Here, although Judge Lyons has before him a respondent of some notoriety, whose life or person may indeed be in some danger, I cannot but conclude that it is possible to assure appropriate security within the courtroom itself — that is, orderly spectators without weapons — thereby protecting the respondent without sacrificing the openness that is so fundamental to our system.
Security devices at the doorways of courtrooms are now in regular use in the district courts, which maintain open courtrooms in virtually every type of proceeding. As Judge Lumbard, concurring in United States ex rel. Lloyd v. Vincent, supra, 520 F.2d at 1275, pointed out, "[i]n no area of law enforcement have murder, mayhem and terror been more frequently used against disclosure and testimony [than in narcotics cases]." Yet, even in those cases, witnesses generally testify in open court except when the witness is an undercover agent whose confidentiality must be maintained, and even then, "the better course would [be] for the trial judge to hold an evidentiary hearing" before determining that the courtroom must be closed during that particular testimony. Id. (majority opinion).

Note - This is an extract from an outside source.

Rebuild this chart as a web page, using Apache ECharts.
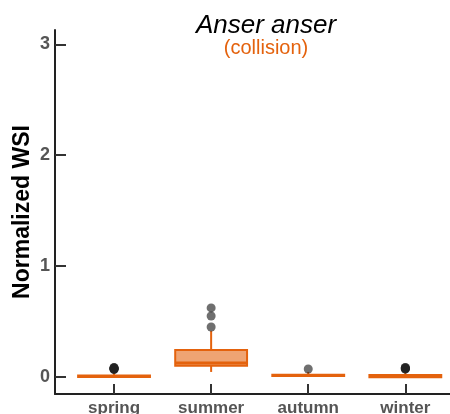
<!DOCTYPE html>
<html>
<head>
<meta charset="utf-8">
<script src="https://cdn.jsdelivr.net/npm/echarts@6/dist/echarts.min.js"></script>
<style>
  html, body { margin: 0; padding: 0; background: #fff; }
  #chart { width: 450px; height: 414px; }
</style>
</head>
<body>
<div id="chart"></div>
<script>
// Seasons on the x axis
const seasons = ['spring', 'summer', 'autumn', 'winter'];

// Box statistics per season: [lower whisker, Q1, median, Q3, upper whisker]
const springBox = [0.000, 0.000, 0.004, 0.012, 0.035];
const summerBox = [0.045, 0.100, 0.126, 0.244, 0.415];
const autumnBox = [0.003, 0.008, 0.013, 0.019, 0.045];
const winterBox = [-0.008, -0.004, 0.004, 0.018, 0.040];

// Outlying observations per season
const springOut = [0.066, 0.070, 0.072, 0.075, 0.078, 0.080, 0.082, 0.085];
const summerOut = [0.450, 0.550, 0.623];
const autumnOut = [0.072];
const winterOut = [0.070, 0.073, 0.076, 0.080, 0.083, 0.086];

// Y tick values
const yTicks = [0, 1, 2, 3];

const boxes = [springBox, summerBox, autumnBox, winterBox];
const outs = [springOut, summerOut, autumnOut, winterOut];

const boxData = boxes.map((b, i) => [i + 1].concat(b));
const outData = [];
outs.forEach((arr, i) => arr.forEach(v => outData.push([i + 1, v])));

const ORANGE = '#E4620D';
const FILL = 'rgba(228,98,13,0.58)';

const chart = echarts.init(document.getElementById('chart'), null, { renderer: 'canvas' });

chart.setOption({
  animation: false,
  backgroundColor: '#ffffff',
  title: {
    text: 'Anser anser',
    subtext: '(collision)',
    left: 261,
    top: 8,
    textAlign: 'center',
    itemGap: -1,
    textStyle: { fontFamily: 'Liberation Sans', fontStyle: 'italic', fontWeight: 'normal', fontSize: 26, color: '#000' },
    subtextStyle: { fontFamily: 'Liberation Sans', fontSize: 20, color: ORANGE }
  },
  grid: { left: 55, right: 0, top: 30, bottom: 20, containLabel: false, outerBoundsMode: 'none' },
  xAxis: {
    type: 'value',
    min: 0.392,
    max: 4.46,
    splitLine: { show: false },
    axisLine: { show: true, onZero: false, lineStyle: { color: '#222', width: 2 } },
    axisTick: { show: true, inside: true, length: 10, customValues: [1, 2, 3, 4], lineStyle: { color: '#333', width: 2 } },
    axisLabel: {
      customValues: [1, 2, 3, 4],
      formatter: v => seasons[Math.round(v) - 1],
      margin: 6,
      fontFamily: 'Liberation Sans', fontWeight: 'bold', fontSize: 17, color: '#555'
    }
  },
  yAxis: {
    type: 'value',
    min: -0.154,
    max: 3.13,
    name: 'Normalized WSI',
    nameLocation: 'middle',
    nameGap: 21,
    nameMoveOverlap: false,
    nameTextStyle: { fontFamily: 'Liberation Sans', fontWeight: 'bold', fontSize: 23, color: '#000' },
    splitLine: { show: false },
    axisLine: { show: true, onZero: false, lineStyle: { color: '#222', width: 2 } },
    axisTick: { show: true, inside: true, length: 11, customValues: yTicks, lineStyle: { color: '#333', width: 2 } },
    axisLabel: {
      customValues: yTicks,
      formatter: v => String(Math.round(v)),
      margin: 5,
      fontFamily: 'Liberation Sans', fontWeight: 'bold', fontSize: 18, color: '#555'
    }
  },
  series: [
    {
      type: 'custom',
      data: boxData,
      encode: { x: 0, y: [1, 2, 3, 4, 5] },
      renderItem: function (params, api) {
        const x = api.value(0);
        const pMin = api.coord([x, api.value(1)]);
        const pQ1 = api.coord([x, api.value(2)]);
        const pMed = api.coord([x, api.value(3)]);
        const pQ3 = api.coord([x, api.value(4)]);
        const pMax = api.coord([x, api.value(5)]);
        const half = api.size([0.74, 0])[0] / 2;
        const cx = pMed[0];
        return {
          type: 'group',
          children: [
            { type: 'line', shape: { x1: cx, y1: pQ3[1], x2: cx, y2: pMax[1] }, style: { stroke: ORANGE, lineWidth: 2 } },
            { type: 'line', shape: { x1: cx, y1: pQ1[1], x2: cx, y2: pMin[1] }, style: { stroke: ORANGE, lineWidth: 2 } },
            { type: 'rect', shape: { x: cx - half, y: pQ3[1], width: half * 2, height: pQ1[1] - pQ3[1] }, style: { fill: FILL, stroke: ORANGE, lineWidth: 2 } },
            { type: 'line', shape: { x1: cx - half, y1: pMed[1], x2: cx + half, y2: pMed[1] }, style: { stroke: ORANGE, lineWidth: 3 } }
          ]
        };
      },
      z: 2
    },
    {
      type: 'scatter',
      data: outData,
      symbol: 'circle',
      symbolSize: 9,
      itemStyle: { color: '#222', opacity: 0.65 },
      z: 3
    }
  ]
});
</script>
</body>
</html>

Here, respondent Maikovskis' picture and his address, as well as the existence and location of his deportation hearing, have been widely publicized. Any member of the general public may await the respondent in the lobby of 26 Federal Plaza, rub shoulders with him going up in the elevator, and walk with him to the door of the hearing room, but may not go the last few feet to take a seat inside and observe the proceedings. The only possible purpose in closing the hearing, therefore, is to protect him from harm within the courtroom. Given the fact that INS has assured this court that it can employ the same protective measures to guard the deportation hearing room as are used in federal courts in cases where there is reason to anticipate violence in the courtroom, there is no rational basis for concluding that closing the hearing room to the public will offer significant additional protection to the respondent. It necessarily follows that Judge Lyons, in barring the public from the courtroom under these circumstances, abused his discretion.
Nothing in this opinion is intended to limit Judge Lyons in the exercise of his discretion in any situation that may arise in the future.